What Are Bitcoin Forks? — HKToken Wallet Cources
Bitcoin forks are splits that happen in the transaction chain based on different user opinions about transaction history. These splits create new versions of Bitcoin currency, and they are a natural result of the structure of the blockchain system, which operates without a central authority.
These forks allow for different buying opportunities for the cryptocurrency. There are many different forks that serve different purposes, and some have maintained value better than others. Learn more about Bitcoin forks and what they mean for investors.
What Are Bitcoin Forks?
The concept of forks and the technology involved is extremely complex, but the easiest way to think about a Bitcoin fork is that it introduces a new set of rules for Bitcoin to follow. Because a new rule is introduced, the users mining that particular Bitcoin blockchain can choose to follow one set of rules or another, similar to a fork in the road.

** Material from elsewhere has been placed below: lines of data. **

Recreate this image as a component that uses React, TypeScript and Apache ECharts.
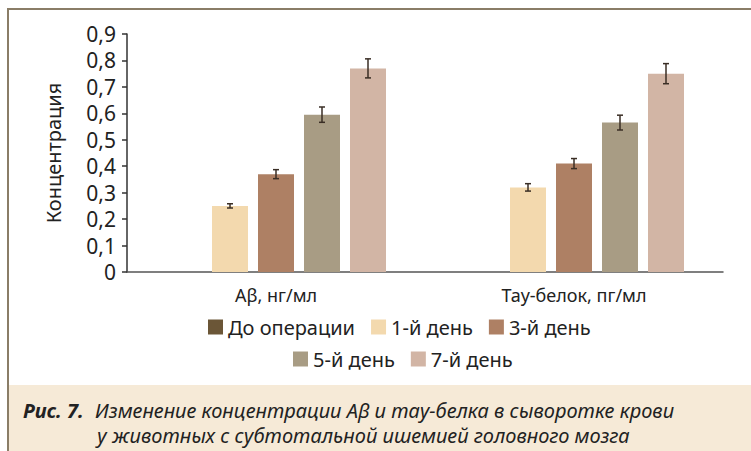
import React, { useEffect, useRef } from "react";
import * as echarts from "echarts";

const categories = ["Aβ, нг/мл", "Тау-белок, пг/мл"];
const seriesNames = ["До операции", "1-й день", "3-й день", "5-й день", "7-й день"];
const seriesColors = ["#6b5637", "#f3d9ae", "#ae8064", "#a89c84", "#d2b5a5"];
// mean values per group (Aβ, tau); no pre-op values are shown
const values: (number | null)[][] = [
  [null, null],
  [0.25, 0.32],
  [0.37, 0.41],
  [0.595, 0.565],
  [0.77, 0.75],
];
// half-width of the error bars
const errors: (number | null)[][] = [
  [null, null],
  [0.008, 0.014],
  [0.017, 0.019],
  [0.029, 0.028],
  [0.036, 0.038],
];
const yTicks = [0, 0.1, 0.2, 0.3, 0.4, 0.5, 0.6, 0.7, 0.8, 0.9];
const legendRow1 = ["До операции", "1-й день", "3-й день"];
const legendRow2 = ["5-й день", "7-й день"];
const captionBold = "Рис. 7.";
const captionLine1 = "Изменение концентрации Aβ и тау-белка в сыворотке крови";
const captionLine2 = "у животных с субтотальной ишемией головного мозга";

const BAR_W = 36;
const BAR_GAP = 10;
const FONT = "'Noto Sans', 'Open Sans', sans-serif";

export default function App() {
  const ref = useRef<HTMLDivElement>(null);

  useEffect(() => {
    if (!ref.current) return;
    const chart = echarts.init(ref.current, undefined, { renderer: "svg" });
    const n = seriesNames.length;

    const barSeries = seriesNames.map((name, i) => ({
      name,
      type: "bar",
      data: values[i],
      barWidth: BAR_W,
      barGap: `${(BAR_GAP / BAR_W) * 100}%`,
      itemStyle: { color: seriesColors[i] },
    }));

    const errorSeries = seriesNames.map((name, i) => ({
      name: name + " err",
      type: "custom",
      z: 5,
      data: values[i]
        .map((v, j) => (v == null ? null : [j, v, errors[i][j]]))
        .filter((d) => d != null),
      renderItem: (params: any, api: any) => {
        const c = api.value(0);
        const v = api.value(1);
        const e = api.value(2);
        const off = (i - (n - 1) / 2) * (BAR_W + BAR_GAP);
        const hi = api.coord([c, v + e]);
        const lo = api.coord([c, v - e]);
        const x = hi[0] + off;
        const cap = 3;
        const style = { stroke: "#3a2e25", lineWidth: 1.5 };
        return {
          type: "group",
          children: [
            { type: "line", shape: { x1: x, y1: hi[1], x2: x, y2: lo[1] }, style },
            { type: "line", shape: { x1: x - cap, y1: hi[1], x2: x + cap, y2: hi[1] }, style },
            { type: "line", shape: { x1: x - cap, y1: lo[1], x2: x + cap, y2: lo[1] }, style },
          ],
        };
      },
    }));

    const legendCommon = {
      orient: "horizontal",
      icon: "rect",
      itemWidth: 15,
      itemHeight: 15,
      itemGap: 16,
      textStyle: { fontFamily: FONT, fontSize: 20, color: "#222" },
      selectedMode: false,
    };

    const captionStyle = {
      fontFamily: FONT,
      fontSize: 20,
      fontStyle: "italic",
      fill: "#222",
      verticalAlign: "middle",
    };

    chart.setOption({
      animation: false,
      backgroundColor: "#ffffff",
      grid: { left: 127, right: 28, top: 34, bottom: 179, containLabel: false },
      legend: [
        { ...legendCommon, data: legendRow1, left: 203, top: 312 },
        { ...legendCommon, data: legendRow2, left: 288, top: 344 },
      ],
      xAxis: {
        type: "category",
        data: categories,
        axisTick: { show: false },
        axisLine: { lineStyle: { color: "#555", width: 1.5 } },
        axisLabel: { fontFamily: FONT, fontSize: 18, color: "#222", margin: 14 },
      },
      yAxis: {
        type: "value",
        min: yTicks[0],
        max: yTicks[yTicks.length - 1],
        interval: 0.1,
        name: "Концентрация",
        nameLocation: "middle",
        nameGap: 64,
        nameTextStyle: { fontFamily: FONT, fontSize: 20, color: "#222" },
        axisLine: { show: true, lineStyle: { color: "#333", width: 1.5 } },
        axisTick: { show: true, length: 5, lineStyle: { color: "#333", width: 1.5 } },
        splitLine: { show: false },
        axisLabel: {
          fontFamily: FONT,
          fontSize: 21,
          color: "#222",
          margin: 11,
          formatter: (v: number) => String(Math.round(v * 10) / 10).replace(".", ","),
        },
      },
      series: [...barSeries, ...errorSeries],
      graphic: [
        // frame lines
        { type: "rect", shape: { x: 7, y: 8, width: 744, height: 2 }, style: { fill: "#8a7d67" }, silent: true },
        { type: "rect", shape: { x: 7, y: 8, width: 2, height: 443 }, style: { fill: "#8a7d67" }, silent: true },
        // caption panel
        { type: "rect", shape: { x: 9, y: 385, width: 742, height: 66 }, style: { fill: "#f6ead7" }, silent: true, z: -1 },
        {
          type: "text",
          x: 23,
          y: 410,
          style: { ...captionStyle, text: captionBold, fontWeight: "bold" },
        },
        {
          type: "text",
          x: 95,
          y: 410,
          style: { ...captionStyle, text: captionLine1 },
        },
        {
          type: "text",
          x: 97,
          y: 435,
          style: { ...captionStyle, text: captionLine2 },
        },
      ],
    });

    return () => chart.dispose();
  }, []);

  return (
    <div
      ref={ref}
      style={{ position: "fixed", left: 0, top: 0, width: 751, height: 451 }}
    />
  );
}
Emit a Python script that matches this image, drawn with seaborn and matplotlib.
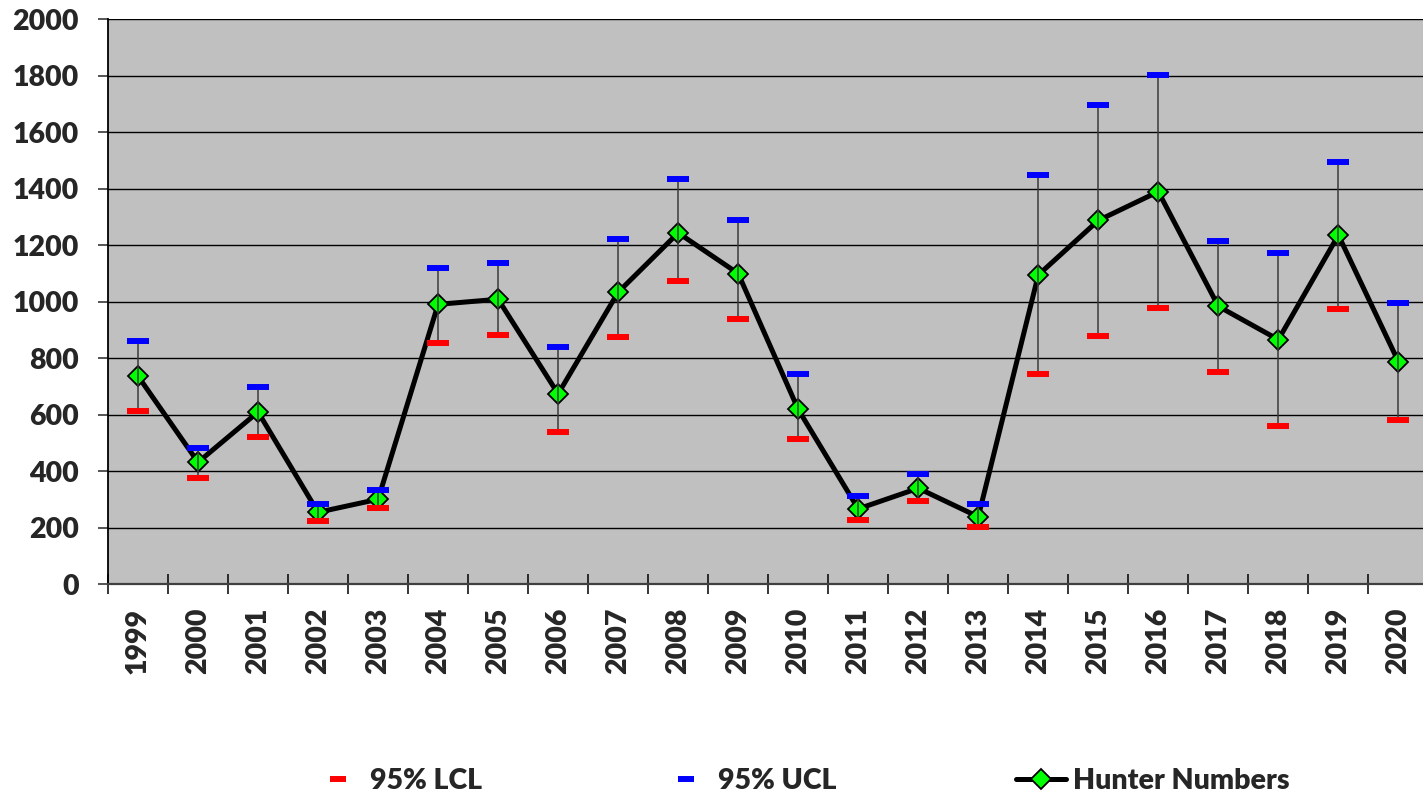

Fundamentally, these forks arise out of different perspectives on transaction history. This can happen due to delays in the system. As Bitcoin became more and more popular, the blockchain technology it was built on slowed down. This resulted in the entire system becoming unreliable and the transaction fees getting more expensive.
Because of this slowdown, Bitcoin needed to create a solution that would scale as more users bought and sold the product. That’s where the forks came in.
Forks allow for a different development structure and experimentation within the Bitcoin platform, without compromising the original product. The original Bitcoin was developed on 1-megabyte blocks, which was limiting as the cryptocurrency scaled and became more popular. These forks can be developed on larger blocks, and they result in a brand new currency.
How Bitcoin Forks Work
There are two types of Bitcoin forks — soft forks and hard forks.
A soft fork is a change to the Bitcoin protocol, rather than changing the end product. The big difference between a soft fork and a hard fork is that a soft fork is backward-compatible.
This means that the new protocol will be recognized by old nodes within the system. It also means that there is not a new product being launched.
Hard forks are new versions of Bitcoin that are completely split from the original version. There are no transactions or communications between the two types of Bitcoin after a hard fork. They are separate from each other and the change is permanent.
You can think of forks like organizational splits, with one part of a company moving in one direction and another part of the company moving in another direction. That’s exactly what happened with Bitcoin, Bitcoin Cash, and Bitcoin Gold.
These are all separate cryptocurrencies within the Bitcoin family and all operate independently with different rules. They are all still cryptocurrencies but are not the same as the original Bitcoin.